On the opposite side of Mary Naughton's unit set is a mockup of Kilgallen's office, in which a somewhat loopy embodiment of the long-deceased journalist makes several ghostly appearances that fan the flames of Alexis's imagination and lead the increasingly sleep-deprived and obsessive teenager to fantasize about conspiracy theories like a Millennial version of Alex Jones. Convinced that she can find the secret to Kilgallen's death by adhering to "Dorothy's Code of Conduct," Alexis plods down a frenzied path to delusional behavior until, in a moment of acute paranoia, she stabs Gordo as he enters the basement where Alexis is conducting her podcast.

Sarah Brazier as Alexis Jones in Kilgallen Jones
(Photo by: Stephanie Renee Wozniak)

In her program note, playwright Allison Page writes:
“In the early 1960s, crime writing was serious business. Nobody took it more seriously than journalist, gossip columnist, and television personality Dorothy Kilgallen. I began reading about her several years ago and was absolutely enthralled. While I am definitely a true crime fanatic, I don’t consider myself a conspiracy theorist. My admiration for Dorothy (her work, her ambition, her unwillingness to bow down to anyone’s idea of who or what she should be), connects me to her in a way which cannot be overshadowed by the story of her death and the notion of ‘solving’ it. I often wonder, as someone who tirelessly dug into the deaths of others -- and sought justice -- what she would make (52 years after her own death) of all the attempts to understand the end of her life. We’ll never have an answer to that, of course, but I must say, if she had seen and hated this play I’m confident she’d have written the best takedown possible. And I love that, too.”

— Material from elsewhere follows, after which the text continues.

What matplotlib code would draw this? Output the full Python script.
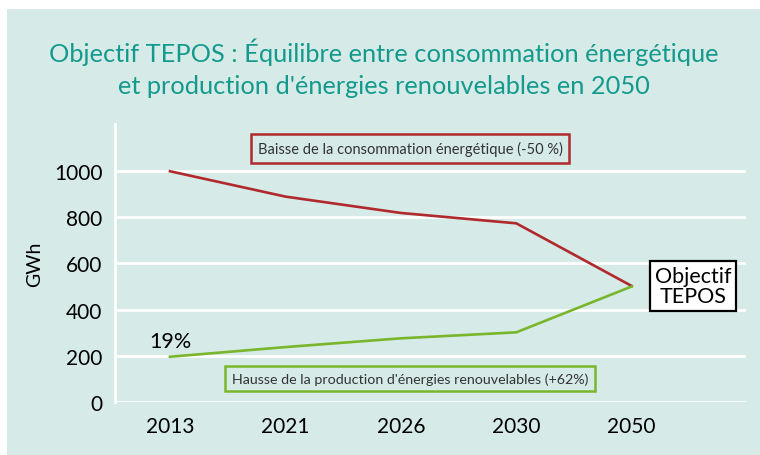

As a critic, I didn't hate Kilgallen Jones so much as I thought it was a schizophrenic mess. While the audience (many of whom were friends and supporters from the local theatre community) howled with laughter at each eye roll and and innocuous gesture by a member of the cast, the show's basic weaknesses were pretty obvious.
  • The three young actors portraying Alexis, Rae, and Gordo all suffered from extremely poor diction which (even in such a small playing space as the EXIT Theatre) made many lines incomprehensible.
  • Ellery Schaar's stage direction seemed exceptionally weak, with little sense of pacing.
  • Three Millennials sitting on a couch and watching television does not necessarily make for great theatre.
The evening's saving grace was Marie O'Donnell's droll, gin-thirsty performance as Kilgallen. Alternately belittling, baiting, and bewildering Alexis with clues and conundrums from another time and place, O'Donnell's characterization was far more interesting than anything else happening onstage.